In the /index.thingummy rule, why does the Request condition need to look at the complete request? Are there situations where the element "index.thingummy" can occur at the end of the filename (as specified in the Rule) but somewhere else in the original Request? And the "somewhere else" is permissible (that is, doesn't trigger the Condition)?

g1smd

10:26 pm on Oct 27, 2012 (gmt 0)

WebmasterWorld Senior Member 10+ Year Member Top Contributors Of The Month



It looks at the complete request to ensure that the bits we want to match are in the right part of the request, and are framed right.

All hell can break loose when a bot sends a completely scrambled malicious request header that happens to contain the one thing that a miminalist RegEx pattern was looking out for.

In the same way you'd specify ^bar$ in a RewriteRule RegEx pattern to ensure that requests for foobar and barf did not match, you specify
^[A-Z]{3,9}\ /
and
\ HTTP/
when looking at THE_REQUEST with a RewriteCond. The bit in between those items is then an exactly specified path, and if you don't make provision for parameters, requests with parameters will not be matched.

The
^[A-Z]{3,9}\ 
also reminds you that all methods are being processed. Sometimes you might replace that with the literal
GET
or
POST
or a NOT variant of those.


RewriteCond %{THE_REQUEST} index
RewriteRule .* ................. [L]

This rule will be quite happy with a request like
GET ../../../../../index?eval{some_malicious_code} HTTP/1.1

lucy24

1:40 am on Oct 28, 2012 (gmt 0)

WebmasterWorld Senior Member 10+ Year Member Top Contributors Of The Month



Sometimes you might replace that with the literal GET or POST or a NOT variant of those.

Heh. I've got a general block on POST -- except for analytics -- because I don't use it. Same for .php in requests.

In the same way you'd specify ^bar$ in a RewriteRule RegEx pattern to ensure that requests for foobar and barf did not match

Or, in my case, the generic 410 on "paintings/paintings" also matched the not-at-all-gone "paintings/paintingstyles". Ahem.

lucy24

5:23 am on Oct 28, 2012 (gmt 0)

WebmasterWorld Senior Member 10+ Year Member Top Contributors Of The Month



Awright, what's the WebmasterWorld equivalent of a Treppenwitz? *

Using my current wording, with hasty detour to add $ to Pattern:

#1. Request meets mod_rewrite before mod_dir has run (the more likely pattern):

RewriteCond %{THE_REQUEST} index\.html
RewriteRule ^(([^/]+/)*)index\.html$ http://www.example.com/$1 [R=301,L]

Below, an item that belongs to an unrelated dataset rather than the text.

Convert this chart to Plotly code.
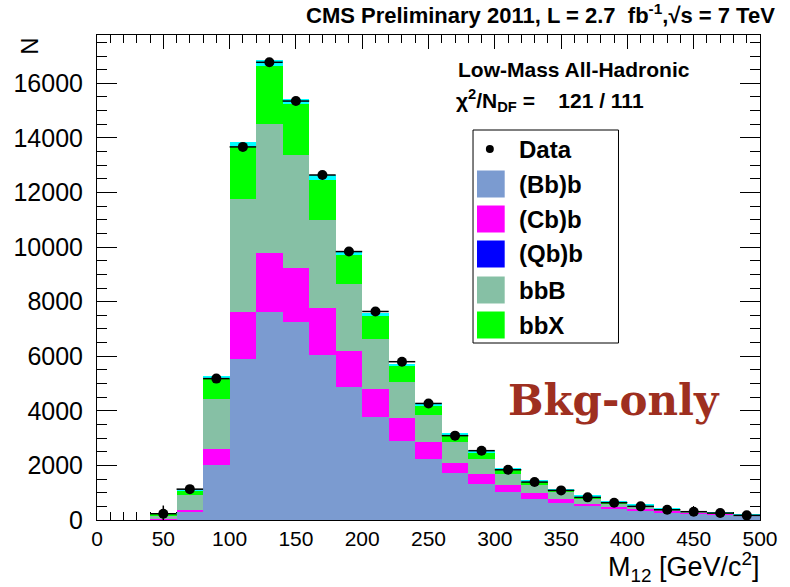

= requested filename must end in "index.html" (because it can't have come from anywhere else), though it may also contain "index.html" elsewhere. Redirect does not check whether the directory really exists.

If evil robot wants to carry out its schemes, it must subtract "index.html" from its request and try again.

#2. Request meets mod_rewrite after mod_dir has run:

RewriteCond %{THE_REQUEST} index\.html
RewriteRule ^(([^/]+/)*)index\.html$ http://www.example.com/$1 [R=301,L]

=
(A) request was for an actual directory, which either contains a named index.html file or has auto-indexing enabled (in my case this applies only to a few image-only directories), causing mod_dir to append "index.html", AND the element "index.html" occurs somewhere in the query string (it can't be in the path, or mod_dir wouldn't have found the directory and served up an index)
OR
(B) request was for a filename ending in "index.html" as above. If evil robot, et cetera as above.

#3 Either way: If the condition is not met, the rule fails and the request is sent along unchanged rather than being redirected. In the case of evil robots, is this a better outcome?

It also occurs to me that since I don't in fact use query strings -- and certainly not for anything ending in "index.html" -- I could perfectly well change the target to

...example.com/$1?

thereby whacking off one more line of attack from Ukraine and points east.


* The additional question you think of after the time to edit your post has passed.